Most importantly, it means recognizing that this transition is not purely technical.
It is human.
The organizations that navigate this period successfully will not necessarily be the ones that adopt the most tools the fastest. They will be the ones that build enough trust, clarity, and shared organizational context that people can move through change together without fragmentation.
Because adoption does not move at the speed of innovation.
It moves at the speed of trust.
Key Takeaways
- AI adoption often fails because organizations lack shared organizational context, not tools.
- Disconnected AI experiments can create fragmentation instead of momentum.
- The Business Context Hive helps organizations organize institutional knowledge, workflows, and decision-making context.

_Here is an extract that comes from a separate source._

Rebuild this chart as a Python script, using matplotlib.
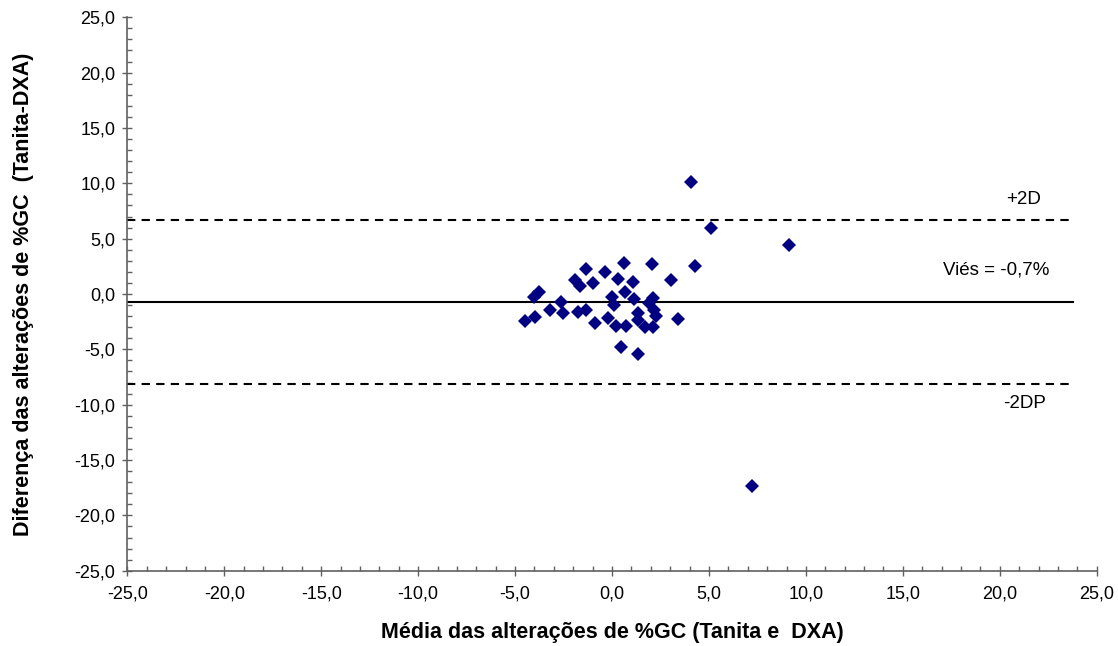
import matplotlib.pyplot as plt
from matplotlib.ticker import FuncFormatter, MultipleLocator

plt.rcParams["font.family"] = ["Liberation Sans", "DejaVu Sans"]

# mean of the two changes (x) and difference Tanita - DXA (y), in %GC
media = [
    -3.76, -4.02, -4.50, -3.98, -3.19, -2.64, -2.55, -1.91, -1.66, -1.33,
    -0.98, -1.78, -1.35, -0.87, -0.36, 0.31, 0.63, 0.00, 0.09, -0.22,
    0.20, 0.72, 0.46, 1.36, 1.07, 0.67, 1.12, 1.36, 1.36, 1.70,
    2.10, 2.05, 2.10, 1.93, 2.15, 2.27, 3.05, 3.39, 4.30, 4.08,
    5.11, 9.13, 7.23,
]
diferenca = [
    0.15, -0.24, -2.44, -2.08, -1.45, -0.70, -1.69, 1.26, 0.72, 2.26,
    0.97, -1.65, -1.45, -2.65, 1.96, 1.36, 2.77, -0.24, -0.99, -2.14,
    -2.89, -2.89, -4.76, -5.39, 1.06, 0.21, -0.48, -1.69, -2.35, -3.01,
    -3.01, 2.71, -0.39, -0.84, -1.45, -1.99, 1.26, -2.26, 2.56, 10.14,
    5.93, 4.43, -17.34,
]

vies = -0.7
dp = 3.7
limite_sup = vies + 2 * dp
limite_inf = vies - 2 * dp
linha_x = [-25, 23.8]


def virgula(v, pos):
    return f"{v:.1f}".replace(".", ",")


fig = plt.figure(figsize=(11.18, 6.46), dpi=100)
ax = fig.add_axes([0.1139, 0.1165, 0.8671, 0.8568])

ax.plot(linha_x, [vies, vies], color="black", lw=1.5)
ax.plot(linha_x, [limite_sup, limite_sup], color="black", lw=1.5, ls=(0, (4, 3)))
ax.plot(linha_x, [limite_inf, limite_inf], color="black", lw=1.5, ls=(0, (4, 3)))

ax.plot(media, diferenca, ls="none", marker="D", ms=7.5, color="#000080",
        markeredgewidth=0, zorder=3)

ax.text(21.2, 8.5, "+2D", ha="center", va="center", fontsize=13.5)
ax.text(19.8, 2.2, "Viés = -0,7%", ha="center", va="center", fontsize=13.5)
ax.text(21.3, -9.9, "-2DP", ha="center", va="center", fontsize=13.5)

ax.set_xlim(-25, 25)
ax.set_ylim(-25, 25)
ax.xaxis.set_major_locator(MultipleLocator(5))
ax.yaxis.set_major_locator(MultipleLocator(5))
ax.xaxis.set_minor_locator(MultipleLocator(1))
ax.yaxis.set_minor_locator(MultipleLocator(1))
ax.xaxis.set_major_formatter(FuncFormatter(virgula))
ax.yaxis.set_major_formatter(FuncFormatter(virgula))

for lado in ["top", "right"]:
    ax.spines[lado].set_visible(False)
for lado in ["left", "bottom"]:
    ax.spines[lado].set_color("#606060")
    ax.spines[lado].set_linewidth(1.2)

ax.tick_params(which="major", direction="inout", length=7, width=1,
               color="#606060", labelsize=13)
ax.tick_params(axis="x", which="major", pad=7)
ax.tick_params(axis="y", which="major", pad=5)
ax.tick_params(which="minor", direction="in", length=3.5, width=1,
               color="#606060")

ax.set_xlabel("Média das alterações de %GC (Tanita e  DXA)",
              fontsize=15.5, fontweight="bold", labelpad=14)
ax.set_ylabel("Diferença das alterações de %GC  (Tanita-DXA)",
              fontsize=15.5, fontweight="bold", labelpad=29)

fig.savefig("out.png", dpi=100)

- “Flat is the new up” reflects the growing importance of cross-functional intelligence.
- Leaders need orientation before acceleration if they want AI adoption to create sustainable progress.
FAQ
What is shared organizational context?
Shared organizational context is the common understanding of how an organization works, what matters, where knowledge lives, and how decisions are made. It helps teams move with clarity instead of fragmentation.
What is the Business Context Hive?
The Business Context Hive is a framework for creating shared organizational context, operational clarity, and connected institutional knowledge so AI can be adopted more responsibly and effectively.
Why do AI adoption initiatives fail?
Many AI adoption initiatives fail because organizations focus on tools before building alignment, trust, and shared understanding. The challenge is often organizational before it is technical.
Why is organizational context important for AI?
AI becomes more useful when it can interact with clear workflows, structured knowledge, and shared decision-making context. Without that context, outputs can become disconnected or difficult to apply.